Friday, October 17, 2014

The Captive Maiden Book Review

The Captive Maiden by Melanie Dickerson is the 4th book in her Fairy Tale Re-telling Series. This one is her Cinderella re-telling. I have previously reviewed Melanie's "Snow White" re-telling, which is titled The Fairest Beauty. Gisela is "Cinderella," and as it goes in Cinderella, Gisela's Mother dies. Then her Father dies, after re-marrying a not-at-all-nice lady who already has two daughters, who are also are not so nice.

The story really gets going when Valten and Gisela see each other riding horses, and then meet in the market place. When Gisela she has to leave, Valten asks her to PLEASE come to the tournament and Ball/Balls. As usual, her stepmother says "I do not want you going. You are just a servant girl." But then she goes to the tournament, and the "Prince character," Valten, is like "I like you. Come to the ball with me?". And the "evil stepmother character" is all like "No way are you going. I am going to lock you up!". And the "prince" saves her AND they live Happily Ever After. So, you think that's what you are getting in to, but this book is not all like that! For instance, there is a Ball,  or I should say Balls, because there are more than one. Also, there is more then one evil person who is after Gisela. The Captive Maiden is way more adventurous than the normal/average Cinderella story. In this version, Gisela loves horses. Her dad was a Knight, and then horse breeder, for the Duke.  So, she has been around horses all her life. This is a historical fiction set in 1412. The Captive Maiden does have Christian elements throughout the book, such as, the characters pray and they grow in their faith.            

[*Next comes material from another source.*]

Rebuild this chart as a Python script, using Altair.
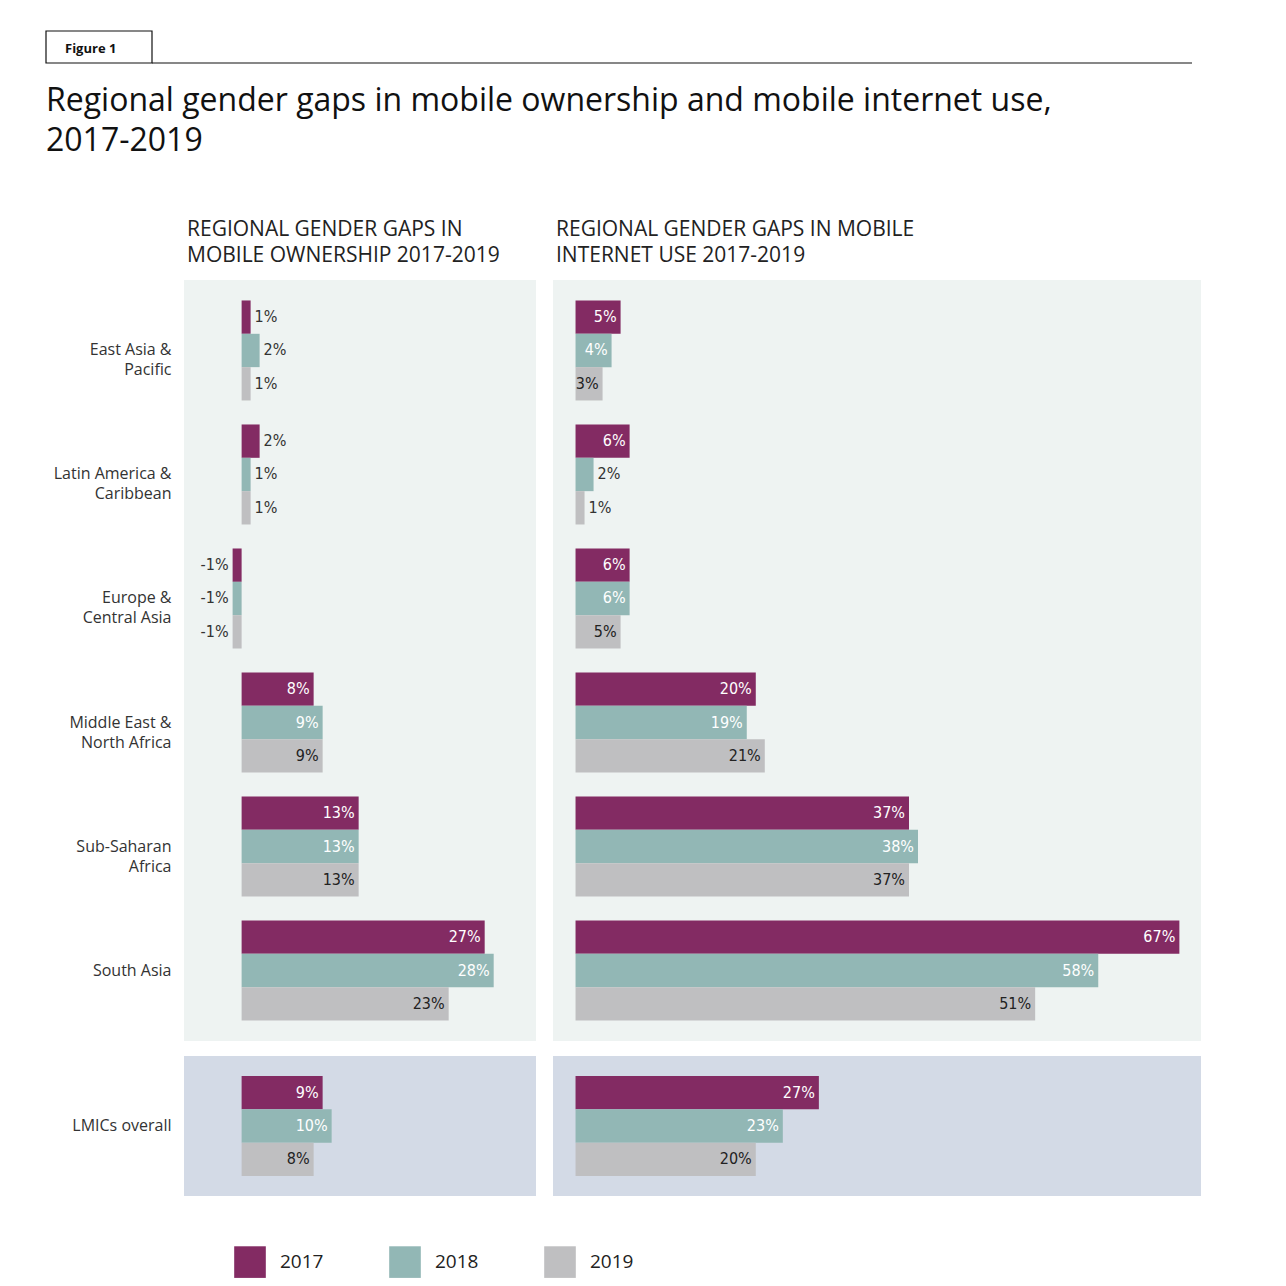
import altair as alt
import pandas as pd

regions = ["East Asia &|Pacific", "Latin America &|Caribbean", "Europe &|Central Asia",
           "Middle East &|North Africa", "Sub-Saharan|Africa", "South Asia"]
years = ["2017", "2018", "2019"]
own = {"2017": [1, 2, -1, 8, 13, 27], "2018": [2, 1, -1, 9, 13, 28], "2019": [1, 1, -1, 9, 13, 23]}
net = {"2017": [5, 6, 6, 20, 37, 67], "2018": [4, 2, 6, 19, 38, 58], "2019": [3, 1, 5, 21, 37, 51]}
lmic_label = "LMICs overall"
lmic_own = [9, 10, 8]
lmic_net = [27, 23, 20]
colors = ["#832b63", "#92b7b5", "#bfbfc1"]
FONT = "Open Sans"
NUMFONT = "Liberation Sans Narrow, DejaVu Sans Condensed, sans-serif"


def frame(vals, regs):
    rows = []
    for y in years:
        for r, v in zip(regs, vals[y]):
            rows.append({"region": r, "year": y, "v": v, "label": f"{v}%"})
    return pd.DataFrame(rows)


def panel(df, domain, width, height, show_axis, title, step_pad, fill, legend=False):
    pi, po = step_pad
    order = list(dict.fromkeys(df["region"]))
    yenc = alt.Y("region:N", sort=order,
                 scale=alt.Scale(paddingInner=pi, paddingOuter=po),
                 axis=alt.Axis(title=None, domain=False, ticks=False, labelFontSize=16,
                               labelFont=FONT, labelColor="#333", labelPadding=13,
                               labelExpr="split(datum.label, '|')", labelLineHeight=20)
                 if show_axis else None)
    xenc = alt.X("v:Q", scale=alt.Scale(domain=domain, nice=False, zero=True), axis=None)
    yoff = alt.YOffset("year:N", sort=years)
    base = alt.Chart(df)
    bars = base.mark_bar().encode(
        x=xenc, y=yenc, yOffset=yoff,
        color=alt.Color("year:N", scale=alt.Scale(domain=years, range=colors),
                        legend=alt.Legend(title=None, orient="bottom", direction="horizontal",
                                          symbolType="square", symbolSize=1000,
                                          symbolStrokeWidth=0, labelFontSize=19,
                                          labelFont=FONT, labelColor="#222",
                                          columnPadding=65, labelOffset=14, offset=0,
                                          padding=50, symbolOffset=0)
                        if legend else None),
    )
    thr = 3
    inside = base.transform_filter(f"abs(datum.v) >= {thr}").mark_text(
        align="right", dx=-4, font=NUMFONT, fontSize=16).encode(
        x=xenc, y=yenc, yOffset=yoff, text="label:N",
        color=alt.condition("datum.year == '2019'", alt.value("#222"), alt.value("white")))
    outp = base.transform_filter(f"datum.v > 0 && datum.v < {thr}").mark_text(
        align="left", dx=4, font=NUMFONT, fontSize=16, color="#333").encode(
        x=xenc, y=yenc, yOffset=yoff, text="label:N")
    outn = base.transform_filter(f"datum.v < 0 && datum.v > -{thr}").mark_text(
        align="right", dx=-4, font=NUMFONT, fontSize=16, color="#333").encode(
        x=xenc, y=yenc, yOffset=yoff, text="label:N")
    props = dict(width=width, height=height, view=alt.ViewBackground(fill=fill, stroke=None))
    if title:
        props["title"] = alt.TitleParams(title, anchor="start", frame="group", fontSize=21,
                                         font=FONT, fontWeight="normal", color="#222",
                                         offset=14, dx=3, lineHeight=26)
    return alt.layer(bars, inside, outp, outn).properties(**props)


top_own = frame(own, regions)
top_net = frame(net, regions)
bot_own = frame({y: [lmic_own[i]] for i, y in enumerate(years)}, [lmic_label])
bot_net = frame({y: [lmic_net[i]] for i, y in enumerate(years)}, [lmic_label])

LDOM = [-6.4, 32.7]
RDOM = [-2.5, 69.4]
top_pad = (0.1935, 0.165)
bot_pad = (0.0, 0.2)
TOPF = "#eef3f2"
BOTF = "#d3dae6"

top = alt.hconcat(
    panel(top_own, LDOM, 352, 761, True, ["REGIONAL GENDER GAPS IN", "MOBILE OWNERSHIP 2017-2019"], top_pad, TOPF, legend=True),
    panel(top_net, RDOM, 648, 761, False, ["REGIONAL GENDER GAPS IN MOBILE", "INTERNET USE 2017-2019"], top_pad, TOPF),
    spacing=17)
bot = alt.hconcat(
    panel(bot_own, LDOM, 352, 140, True, None, bot_pad, BOTF),
    panel(bot_net, RDOM, 648, 140, False, None, bot_pad, BOTF),
    spacing=17)

OX = -138
hdr = pd.DataFrame({"t": ["Figure 1"]})
hb = alt.Chart(hdr)
header = alt.layer(
    hb.mark_rect(fill="white", stroke="#111", strokeWidth=1.2).encode(
        x=alt.value(OX), x2=alt.value(OX + 106), y=alt.value(0), y2=alt.value(32)),
    hb.mark_rule(color="#111", strokeWidth=1.2).encode(
        x=alt.value(OX + 106), x2=alt.value(OX + 1146), y=alt.value(32)),
    hb.mark_text(align="left", baseline="middle", fontSize=13, fontWeight="bold",
                 font=FONT, color="#111").encode(x=alt.value(OX + 19), y=alt.value(18), text="t:N"),
    hb.mark_text(align="left", baseline="alphabetic", fontSize=32, font=FONT, color="#111").encode(
        x=alt.value(OX), y=alt.value(80),
        text=alt.value("Regional gender gaps in mobile ownership and mobile internet use,")),
    hb.mark_text(align="left", baseline="alphabetic", fontSize=32, font=FONT, color="#111").encode(
        x=alt.value(OX), y=alt.value(120), text=alt.value("2017-2019")),
).properties(width=1000, height=130, view=alt.ViewBackground(stroke=None))

body = alt.vconcat(top, bot, spacing=15)
chart = alt.vconcat(header, body, spacing=58).configure(
    background="white", padding={"left": 37, "top": 22, "right": 5, "bottom": 5}
).configure_view(stroke=None)
chart.save("out.html", embed_options={"renderer": "svg", "actions": False})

                                                                                                                                     
This is not my favorite Melanie Dickerson book, but I do still like it very much, and think it is a good read. I think the reason I did not like The Captive Maiden as much is because I did not feel I related to Gisela's personality, or even how she looks.  But I know, one of my friends who read it, and happens to looks like Gisela, and is personality-wise like her, really loved this book.

The Captive Maiden is another hard one to recommend an age for.  I would say age 10, taking in to consideration what they have read (like if they are still reading a Children's Bible, or the real deal), because of the content of the story.  Also, for their reading level, because I still think only some 10 year olds would have the vocabulary to read this book. The Captive Maiden is geared toward teenage audiences, but I personally think a LOT of peps who are well out of their "teens" would love it! There is some kissing and a bit of violence (I think you can guess that from the fact that there is a tournament and it's in 1412). This book is very connected to the other books especially The Fairest Beauty, because they are so close in the time line and there is a lot of character overlap.